Essential Dining Vocabulary
- Kahvaltı (Breakfast): Literally "under-coffee," referring to the meal eaten before consuming coffee.
- Afiyet Olsun: A phrase used both before and after a meal, similar to "bon appétit" but also functioning as a blessing for the food’s health benefits.
- Elinize Sağlık: Translated as "health to your hands," this is the standard compliment paid to the cook after a meal.
- Hesap Lütfen: "The bill, please."
The Turkish breakfast (Serpme Kahvaltı) is perhaps the most significant cultural ritual, involving an array of cheeses, olives, honey, jams, eggs (often as Menemen), and endless cups of Turkish tea (çay). This meal is not merely for sustenance but serves as a primary social gathering for families and business associates alike.
Broader Implications and Future Outlook
As global food trends shift toward sustainability and plant-forward diets, Turkiye is well-positioned to capitalize on its historical "farm-to-table" ethos. The Aegean and Mediterranean regions’ reliance on seasonal produce and heart-healthy olive oil aligns with modern global health trends. Furthermore, the rise of "New Anatolian Kitchen" movements in Istanbul, led by Michelin-starred chefs, is reinterpreting traditional recipes with modern techniques, ensuring that Turkish cuisine remains relevant in the fine-dining circuit.
The inclusion of Istanbul in the Michelin Guide in 2022 marked a turning point for the nation’s culinary prestige. As of the latest ratings, several Istanbul restaurants hold Michelin stars, signaling to the world that Turkiye is a top-tier gastronomic destination.
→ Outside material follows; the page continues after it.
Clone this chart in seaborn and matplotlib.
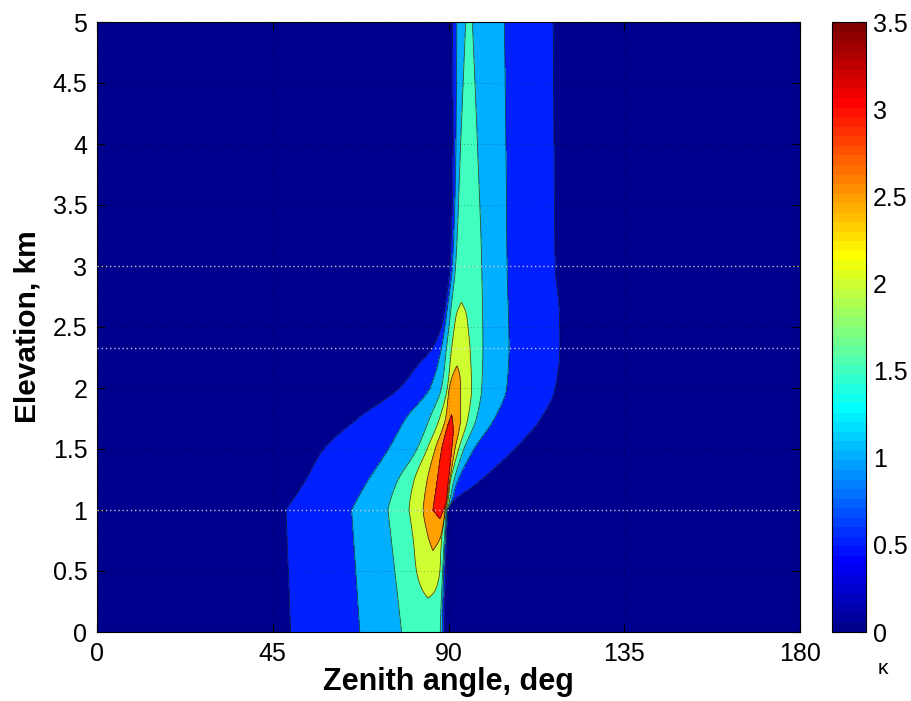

In conclusion, Turkish cuisine is a vital pillar of the nation’s cultural diplomacy and economic strength. From the humble "Simit" (sesame-crusted bread) sold on street corners to the complex "Baklava" of Gaziantep, the food of Turkiye offers a narrative of a civilization that has successfully preserved its heritage while adapting to the demands of a globalized world. For the visitor, the culinary landscape is not just a menu of dishes, but a gateway into the history, geography, and soul of Anatolia.